__Do this__:
Leave out the pictures and reproduce all of the data exactly.

[start Data shown]

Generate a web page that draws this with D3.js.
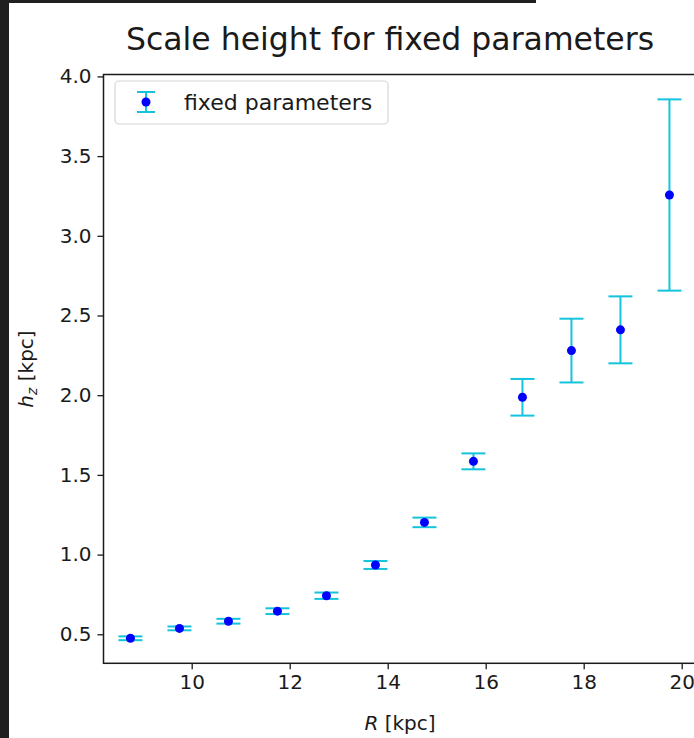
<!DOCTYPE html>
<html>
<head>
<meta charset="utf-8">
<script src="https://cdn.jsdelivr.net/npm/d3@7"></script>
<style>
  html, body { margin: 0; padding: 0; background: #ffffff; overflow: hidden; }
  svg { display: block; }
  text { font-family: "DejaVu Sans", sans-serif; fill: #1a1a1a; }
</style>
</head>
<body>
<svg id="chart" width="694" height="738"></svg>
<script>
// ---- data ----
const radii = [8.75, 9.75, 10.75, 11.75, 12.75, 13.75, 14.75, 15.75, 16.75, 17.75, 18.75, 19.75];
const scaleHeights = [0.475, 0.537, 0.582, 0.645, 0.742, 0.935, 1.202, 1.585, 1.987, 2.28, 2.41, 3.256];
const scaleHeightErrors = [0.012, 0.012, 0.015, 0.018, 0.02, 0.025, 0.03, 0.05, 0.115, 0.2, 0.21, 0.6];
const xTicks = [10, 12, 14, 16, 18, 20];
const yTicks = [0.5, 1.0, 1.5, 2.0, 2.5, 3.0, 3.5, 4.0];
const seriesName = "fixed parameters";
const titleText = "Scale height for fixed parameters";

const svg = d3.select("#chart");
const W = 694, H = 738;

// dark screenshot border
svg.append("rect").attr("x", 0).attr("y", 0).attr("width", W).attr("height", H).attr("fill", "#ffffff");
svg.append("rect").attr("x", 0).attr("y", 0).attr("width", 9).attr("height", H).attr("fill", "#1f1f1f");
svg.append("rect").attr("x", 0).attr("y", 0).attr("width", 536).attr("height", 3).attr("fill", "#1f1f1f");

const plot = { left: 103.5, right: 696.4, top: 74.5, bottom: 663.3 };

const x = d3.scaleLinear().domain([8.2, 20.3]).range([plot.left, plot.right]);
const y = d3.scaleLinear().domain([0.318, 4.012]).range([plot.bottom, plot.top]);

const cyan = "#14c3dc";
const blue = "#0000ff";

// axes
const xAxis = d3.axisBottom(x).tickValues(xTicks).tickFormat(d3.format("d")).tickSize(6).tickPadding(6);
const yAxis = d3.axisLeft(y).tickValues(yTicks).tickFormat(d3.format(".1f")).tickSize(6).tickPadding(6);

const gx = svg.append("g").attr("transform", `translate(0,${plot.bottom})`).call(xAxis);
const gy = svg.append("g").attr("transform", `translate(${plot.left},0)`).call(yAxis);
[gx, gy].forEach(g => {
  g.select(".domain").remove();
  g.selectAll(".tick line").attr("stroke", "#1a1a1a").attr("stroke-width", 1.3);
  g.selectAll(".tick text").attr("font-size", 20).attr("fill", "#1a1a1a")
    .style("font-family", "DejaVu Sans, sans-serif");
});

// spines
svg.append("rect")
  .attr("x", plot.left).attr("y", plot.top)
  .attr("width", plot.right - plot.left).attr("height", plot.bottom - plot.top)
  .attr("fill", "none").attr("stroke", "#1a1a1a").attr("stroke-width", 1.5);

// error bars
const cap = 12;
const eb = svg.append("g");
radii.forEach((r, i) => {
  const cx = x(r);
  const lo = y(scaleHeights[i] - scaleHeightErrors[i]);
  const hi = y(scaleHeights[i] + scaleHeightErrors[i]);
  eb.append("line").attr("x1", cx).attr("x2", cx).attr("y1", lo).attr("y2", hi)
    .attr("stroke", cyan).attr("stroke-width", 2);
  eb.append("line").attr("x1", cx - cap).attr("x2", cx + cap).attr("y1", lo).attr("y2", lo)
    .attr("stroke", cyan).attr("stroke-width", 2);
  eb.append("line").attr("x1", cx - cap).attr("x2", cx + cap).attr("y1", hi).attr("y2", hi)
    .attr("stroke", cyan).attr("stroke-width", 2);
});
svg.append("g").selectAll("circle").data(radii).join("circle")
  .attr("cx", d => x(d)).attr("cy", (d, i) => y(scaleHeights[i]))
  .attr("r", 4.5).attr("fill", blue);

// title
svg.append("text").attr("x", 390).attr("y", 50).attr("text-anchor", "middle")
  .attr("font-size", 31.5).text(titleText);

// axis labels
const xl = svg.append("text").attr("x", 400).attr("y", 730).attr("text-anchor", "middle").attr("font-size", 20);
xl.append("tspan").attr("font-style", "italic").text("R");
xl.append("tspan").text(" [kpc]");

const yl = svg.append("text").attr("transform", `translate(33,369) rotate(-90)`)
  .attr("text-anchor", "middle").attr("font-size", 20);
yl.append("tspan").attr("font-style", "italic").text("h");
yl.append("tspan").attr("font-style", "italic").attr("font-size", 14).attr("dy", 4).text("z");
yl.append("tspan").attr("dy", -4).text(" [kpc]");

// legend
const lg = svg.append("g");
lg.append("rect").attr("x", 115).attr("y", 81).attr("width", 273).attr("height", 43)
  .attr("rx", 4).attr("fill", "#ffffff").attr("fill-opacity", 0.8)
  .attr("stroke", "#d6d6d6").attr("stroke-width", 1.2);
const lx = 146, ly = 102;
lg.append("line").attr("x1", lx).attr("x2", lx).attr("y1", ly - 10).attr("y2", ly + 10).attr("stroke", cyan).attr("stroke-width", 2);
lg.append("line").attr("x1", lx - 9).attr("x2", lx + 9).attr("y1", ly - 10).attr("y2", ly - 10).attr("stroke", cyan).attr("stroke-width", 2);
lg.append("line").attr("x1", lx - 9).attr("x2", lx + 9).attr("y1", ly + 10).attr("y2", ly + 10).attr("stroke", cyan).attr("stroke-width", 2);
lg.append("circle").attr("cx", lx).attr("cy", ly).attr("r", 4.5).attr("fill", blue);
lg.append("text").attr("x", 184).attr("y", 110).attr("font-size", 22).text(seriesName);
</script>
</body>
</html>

[end Data shown]

__Answer to this exercise__:
Generate a web page that draws this with D3.js.
<!DOCTYPE html>
<html>
<head>
<meta charset="utf-8">
<script src="https://cdn.jsdelivr.net/npm/d3@7"></script>
<style>
  html, body { margin: 0; padding: 0; background: #ffffff; overflow: hidden; }
  svg { display: block; }
  text { font-family: "DejaVu Sans", sans-serif; fill: #1a1a1a; }
</style>
</head>
<body>
<svg id="chart" width="694" height="738"></svg>
<script>
// ---- data ----
const radii = [8.75, 9.75, 10.75, 11.75, 12.75, 13.75, 14.75, 15.75, 16.75, 17.75, 18.75, 19.75];
const scaleHeights = [0.475, 0.537, 0.582, 0.645, 0.742, 0.935, 1.202, 1.585, 1.987, 2.28, 2.41, 3.256];
const scaleHeightErrors = [0.012, 0.012, 0.015, 0.018, 0.02, 0.025, 0.03, 0.05, 0.115, 0.2, 0.21, 0.6];
const xTicks = [10, 12, 14, 16, 18, 20];
const yTicks = [0.5, 1.0, 1.5, 2.0, 2.5, 3.0, 3.5, 4.0];
const seriesName = "fixed parameters";
const titleText = "Scale height for fixed parameters";

const svg = d3.select("#chart");
const W = 694, H = 738;

// dark screenshot border
svg.append("rect").attr("x", 0).attr("y", 0).attr("width", W).attr("height", H).attr("fill", "#ffffff");
svg.append("rect").attr("x", 0).attr("y", 0).attr("width", 9).attr("height", H).attr("fill", "#1f1f1f");
svg.append("rect").attr("x", 0).attr("y", 0).attr("width", 536).attr("height", 3).attr("fill", "#1f1f1f");

const plot = { left: 103.5, right: 696.4, top: 74.5, bottom: 663.3 };

const x = d3.scaleLinear().domain([8.2, 20.3]).range([plot.left, plot.right]);
const y = d3.scaleLinear().domain([0.318, 4.012]).range([plot.bottom, plot.top]);

const cyan = "#14c3dc";
const blue = "#0000ff";

// axes
const xAxis = d3.axisBottom(x).tickValues(xTicks).tickFormat(d3.format("d")).tickSize(6).tickPadding(6);
const yAxis = d3.axisLeft(y).tickValues(yTicks).tickFormat(d3.format(".1f")).tickSize(6).tickPadding(6);

const gx = svg.append("g").attr("transform", `translate(0,${plot.bottom})`).call(xAxis);
const gy = svg.append("g").attr("transform", `translate(${plot.left},0)`).call(yAxis);
[gx, gy].forEach(g => {
  g.select(".domain").remove();
  g.selectAll(".tick line").attr("stroke", "#1a1a1a").attr("stroke-width", 1.3);
  g.selectAll(".tick text").attr("font-size", 20).attr("fill", "#1a1a1a")
    .style("font-family", "DejaVu Sans, sans-serif");
});

// spines
svg.append("rect")
  .attr("x", plot.left).attr("y", plot.top)
  .attr("width", plot.right - plot.left).attr("height", plot.bottom - plot.top)
  .attr("fill", "none").attr("stroke", "#1a1a1a").attr("stroke-width", 1.5);

// error bars
const cap = 12;
const eb = svg.append("g");
radii.forEach((r, i) => {
  const cx = x(r);
  const lo = y(scaleHeights[i] - scaleHeightErrors[i]);
  const hi = y(scaleHeights[i] + scaleHeightErrors[i]);
  eb.append("line").attr("x1", cx).attr("x2", cx).attr("y1", lo).attr("y2", hi)
    .attr("stroke", cyan).attr("stroke-width", 2);
  eb.append("line").attr("x1", cx - cap).attr("x2", cx + cap).attr("y1", lo).attr("y2", lo)
    .attr("stroke", cyan).attr("stroke-width", 2);
  eb.append("line").attr("x1", cx - cap).attr("x2", cx + cap).attr("y1", hi).attr("y2", hi)
    .attr("stroke", cyan).attr("stroke-width", 2);
});
svg.append("g").selectAll("circle").data(radii).join("circle")
  .attr("cx", d => x(d)).attr("cy", (d, i) => y(scaleHeights[i]))
  .attr("r", 4.5).attr("fill", blue);

// title
svg.append("text").attr("x", 390).attr("y", 50).attr("text-anchor", "middle")
  .attr("font-size", 31.5).text(titleText);

// axis labels
const xl = svg.append("text").attr("x", 400).attr("y", 730).attr("text-anchor", "middle").attr("font-size", 20);
xl.append("tspan").attr("font-style", "italic").text("R");
xl.append("tspan").text(" [kpc]");

const yl = svg.append("text").attr("transform", `translate(33,369) rotate(-90)`)
  .attr("text-anchor", "middle").attr("font-size", 20);
yl.append("tspan").attr("font-style", "italic").text("h");
yl.append("tspan").attr("font-style", "italic").attr("font-size", 14).attr("dy", 4).text("z");
yl.append("tspan").attr("dy", -4).text(" [kpc]");

// legend
const lg = svg.append("g");
lg.append("rect").attr("x", 115).attr("y", 81).attr("width", 273).attr("height", 43)
  .attr("rx", 4).attr("fill", "#ffffff").attr("fill-opacity", 0.8)
  .attr("stroke", "#d6d6d6").attr("stroke-width", 1.2);
const lx = 146, ly = 102;
lg.append("line").attr("x1", lx).attr("x2", lx).attr("y1", ly - 10).attr("y2", ly + 10).attr("stroke", cyan).attr("stroke-width", 2);
lg.append("line").attr("x1", lx - 9).attr("x2", lx + 9).attr("y1", ly - 10).attr("y2", ly - 10).attr("stroke", cyan).attr("stroke-width", 2);
lg.append("line").attr("x1", lx - 9).attr("x2", lx + 9).attr("y1", ly + 10).attr("y2", ly + 10).attr("stroke", cyan).attr("stroke-width", 2);
lg.append("circle").attr("cx", lx).attr("cy", ly).attr("r", 4.5).attr("fill", blue);
lg.append("text").attr("x", 184).attr("y", 110).attr("font-size", 22).text(seriesName);
</script>
</body>
</html>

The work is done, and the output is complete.